Suicide bombs and mortar fire shadowed the event, the first multi-party election in 50 years, killing at least 36 people. But still voters came out in force, many with resolve, some with fanfare and others with their faces hidden.
Even in Fallujah, the devastated Sunni city west of Baghdad that was a militant stronghold until a US assault in November, a slow stream of people turned out, confounding expectations.
"We want to be like other Iraqis, we don't want to always be in opposition," said Ahmed Jassim, smiling after voting.
Casting his vote, interim Prime Minister Ayad Allawi called it "the first time the Iraqis will determine their destiny." The head of the main Shiite cleric-endorsed ticket, Abdul-Aziz al-Hakim, said: "God willing, the elections will be good ... Today's voting is very important."
Despite the heavy attacks that began two hours after polls opened, turnout was brisk in many Shiite Muslim and mixed Shiite-Sunni neighborhoods, both in Baghdad and in southern cities like Basra.

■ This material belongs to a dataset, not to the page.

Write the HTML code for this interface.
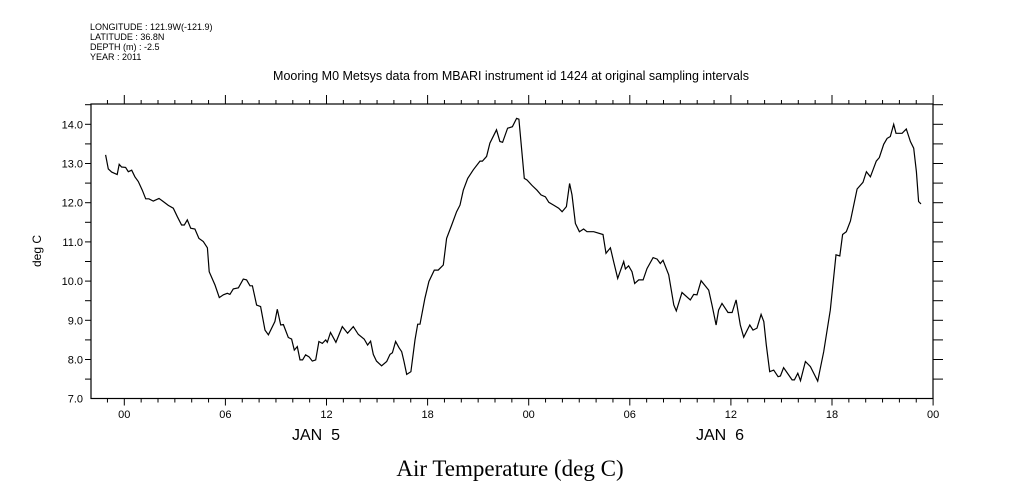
<!DOCTYPE html>
<html><head><meta charset="utf-8"><style>
body{margin:0;background:#fff}
svg{display:block}
text{font-family:"Liberation Sans",sans-serif;fill:#000}
</style></head><body>
<svg id="chart" width="1009" height="504" viewBox="0 0 1009 504" xmlns="http://www.w3.org/2000/svg">
<g font-size="9">
<text x="90" y="30">LONGITUDE : 121.9W(-121.9)</text>
<text x="90" y="40">LATITUDE : 36.8N</text>
<text x="90" y="50">DEPTH (m) : -2.5</text>
<text x="90" y="60">YEAR : 2011</text>
</g>
<text x="511" y="80" text-anchor="middle" font-size="12.5">Mooring M0 Metsys data from MBARI instrument id 1424 at original sampling intervals</text>
<rect x="91" y="104" width="842" height="294.5" fill="none" stroke="#000" stroke-width="1.2"/>
<g id="axes"></g>
<path id="line" fill="none" stroke="#000" stroke-width="1.2"/>
<text transform="translate(41,251) rotate(-90)" text-anchor="middle" font-size="12">deg C</text>
<text x="316" y="440" text-anchor="middle" font-size="16" xml:space="preserve">JAN  5</text>
<text x="720" y="440" text-anchor="middle" font-size="16" xml:space="preserve">JAN  6</text>
<text x="510" y="476" text-anchor="middle" font-size="23" style="font-family:'Liberation Serif',serif">Air Temperature (deg C)</text>
</svg>
<script>
const hours=[-1.11,-0.95,-0.75,-0.42,-0.30,-0.16,0.08,0.24,0.44,0.63,0.83,1.07,1.27,1.46,1.72,2.06,2.31,2.61,2.91,3.15,3.40,3.56,3.74,3.94,4.19,4.43,4.69,4.93,5.04,5.38,5.64,5.88,6.11,6.27,6.47,6.77,7.06,7.26,7.46,7.60,7.85,8.09,8.35,8.55,8.94,9.08,9.28,9.44,9.73,9.93,10.09,10.27,10.43,10.58,10.76,10.96,11.16,11.36,11.55,11.75,11.95,12.05,12.24,12.56,12.94,13.25,13.59,13.89,14.24,14.44,14.62,14.78,14.97,15.27,15.57,15.77,15.91,16.10,16.30,16.46,16.60,16.76,17.01,17.25,17.41,17.55,17.84,18.08,18.40,18.63,18.93,19.13,19.43,19.72,19.92,20.12,20.38,20.71,21.11,21.25,21.50,21.70,22.09,22.29,22.45,22.75,23.03,23.28,23.42,23.74,23.90,24.20,24.49,24.73,24.99,25.19,25.48,25.78,25.98,26.24,26.43,26.57,26.77,27.01,27.26,27.46,27.86,28.41,28.59,28.85,29.04,29.28,29.64,29.74,29.93,30.13,30.29,30.53,30.79,31.02,31.38,31.62,31.81,31.97,32.31,32.61,32.76,33.10,33.59,33.79,33.99,34.23,34.68,34.88,35.12,35.27,35.47,35.83,36.07,36.31,36.56,36.76,37.12,37.31,37.55,37.79,37.95,38.10,38.30,38.54,38.80,38.94,39.13,39.63,39.77,39.97,40.13,40.42,40.72,41.15,41.51,41.90,42.24,42.46,42.63,42.85,43.09,43.49,43.84,44.04,44.28,44.63,44.81,45.07,45.27,45.46,45.66,45.80,46.16,46.41,46.65,46.85,47.01,47.14,47.28];
const temps=[13.22,12.86,12.78,12.72,12.98,12.91,12.90,12.79,12.83,12.66,12.54,12.32,12.10,12.10,12.04,12.11,12.03,11.93,11.86,11.64,11.43,11.43,11.56,11.35,11.33,11.09,11.01,10.85,10.24,9.90,9.58,9.65,9.69,9.66,9.80,9.83,10.05,10.03,9.88,9.88,9.39,9.35,8.75,8.63,8.97,9.28,8.88,8.89,8.56,8.52,8.24,8.33,7.99,7.99,8.12,8.07,7.96,7.99,8.46,8.41,8.50,8.44,8.69,8.44,8.84,8.67,8.84,8.64,8.52,8.37,8.47,8.13,7.96,7.84,7.95,8.13,8.17,8.46,8.30,8.20,7.95,7.62,7.69,8.50,8.90,8.90,9.56,9.99,10.28,10.28,10.41,11.09,11.43,11.77,11.94,12.32,12.62,12.84,13.06,13.06,13.18,13.52,13.86,13.56,13.54,13.90,13.94,14.15,14.13,12.62,12.58,12.44,12.32,12.20,12.15,12.01,11.94,11.86,11.77,11.90,12.49,12.20,11.47,11.26,11.33,11.26,11.26,11.19,10.71,10.85,10.50,10.07,10.50,10.31,10.39,10.24,9.94,10.03,10.03,10.32,10.60,10.56,10.45,10.53,10.16,9.39,9.24,9.71,9.52,9.66,9.65,10.01,9.77,9.39,8.88,9.26,9.43,9.20,9.20,9.52,8.88,8.57,8.88,8.75,8.80,9.15,8.97,8.37,7.69,7.73,7.56,7.58,7.79,7.48,7.48,7.65,7.46,7.95,7.82,7.45,8.20,9.26,10.67,10.64,11.19,11.26,11.53,12.35,12.52,12.79,12.66,13.06,13.15,13.49,13.64,13.69,14.00,13.77,13.77,13.88,13.56,13.39,12.79,12.03,11.97];
const yTickValues=[7.0,8.0,9.0,10.0,11.0,12.0,13.0,14.0];
const xTickLabels=["00","06","12","18","00","06","12","18","00"];
const X0=124.3,PXH=16.85,Y14=124.3,PXU=39.2,TOP=104,BOT=398.5,L=91,R=933;
const xs=h=>X0+h*PXH;
const ys=v=>Y14+(14-v)*PXU;
const NS="http://www.w3.org/2000/svg";
const ax=document.getElementById('axes');
function ln(x1,y1,x2,y2,name){const e=document.createElementNS(NS,'line');e.setAttribute('x1',x1);e.setAttribute('y1',y1);e.setAttribute('x2',x2);e.setAttribute('y2',y2);e.setAttribute('stroke','#000');e.setAttribute('stroke-width','1');


ax.appendChild(e);}
for(let h=-1;h<=48;h++){const x=xs(h);const major=(h%6===0);
ln(x,TOP,x,TOP-(major?9:4),'x-tick-top');
ln(x,BOT,x,BOT+(major?7:4),'x-tick-bottom');}
xTickLabels.forEach((t,i)=>{const e=document.createElementNS(NS,'text');e.setAttribute('x',xs(i*6));e.setAttribute('y',418);e.setAttribute('text-anchor','middle');e.setAttribute('font-size','11');e.textContent=t;


ax.appendChild(e);});
for(let v=7.5;v<=14.5;v+=0.5){const y=ys(v);ln(L-6,y,L,y,'y-tick-left');ln(R,y,R+10,y,'y-tick-right');}
yTickValues.forEach(v=>{const e=document.createElementNS(NS,'text');e.setAttribute('x',83);e.setAttribute('y',ys(v)+4);e.setAttribute('text-anchor','end');e.setAttribute('font-size','11');e.textContent=v.toFixed(1);


ax.appendChild(e);});
document.getElementById('line').setAttribute('d',hours.map((h,i)=>(i?'L':'M')+xs(h).toFixed(1)+','+ys(temps[i]).toFixed(1)).join(''));
</script>
</body></html>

Even in the small town of Askan in the so-called "triangle of death" south of Baghdad -- a mixed Sunni-Shiite area -- 20 people waited in line at each of several polling centers. More walked toward the polls.
"This is democracy," said an elderly woman in a black abaya, Karfia Abbasi, holding up a thumb stained with purple ink to prove she had voted.
In one sign of potential trouble, polls at first were deserted in mostly Sunni Muslim cities like Fallujah, Ramadi and Samarra around Baghdad, and in the restive, heavily Sunni northern city of Mosul.
By midday, however, hundreds of people were voting in Samarra and several hundred people were voting on Mosul's eastern side, which includes both Kurdish and Arab neighborhoods.
There were still big pockets with little turnout, though, and clashes had erupted between insurgents and Iraqi soldiers in western Mosul. In Baghdad's mainly Sunni area of Azamiyah, the neighborhood's four polling centers did not open yesterday, residents said. In Beiji, a Sunni insurgent stronghold in northern Iraq, polling centers were all but deserted.
The chief UN adviser to the Iraqi election commission, Carlos Valenzuela, said turnout seemed to be good in most places, although he cautioned it was too early to know for sure.
He said there were some voters in Fallujah and Ramadi.
"There have been a number of attacks of course, as expected," Valenzuela said.
But, he said: "These attacks have not stopped the operations."
Asked if reports of better-than-expected turnout in areas where Sunni and Shiite Muslims live together indicated that a Sunni cleric boycott effort had failed, one of the main groups pushing the boycott seemed subdued.
"The association's call for a boycott of the election was not a fatwa [religious edict], but only a statement," said Association of Muslim Scholars spokesman Omar Ragheb. "It was never a question of something religiously prohibited or permitted. We never sought to force anyone to boycott."
Across Iraq, joy broke out in places as the day went on. At one polling place in Baghdad, Iraqi soldiers and voters joined hands in a dance.
Another polling site in Baghdad ran out of ballots and was trying to get more, US officials said.
At another in eastern Baghdad, an Iraqi policeman in a black ski mask tucked his AK-47 assault rifle under one arm and held the hand of an elderly blind woman to guide her to the polls.
A driving ban seemed to discourage car bombs. But the insurgents improvised: Several used belts of explosives rather than cars rigged with bombs to launch their suicide missions.
In the most deadly attack, a suicide bomber blew himself up at a polling station in western Baghdad, killing himself, three policemen and a civilian, officials said.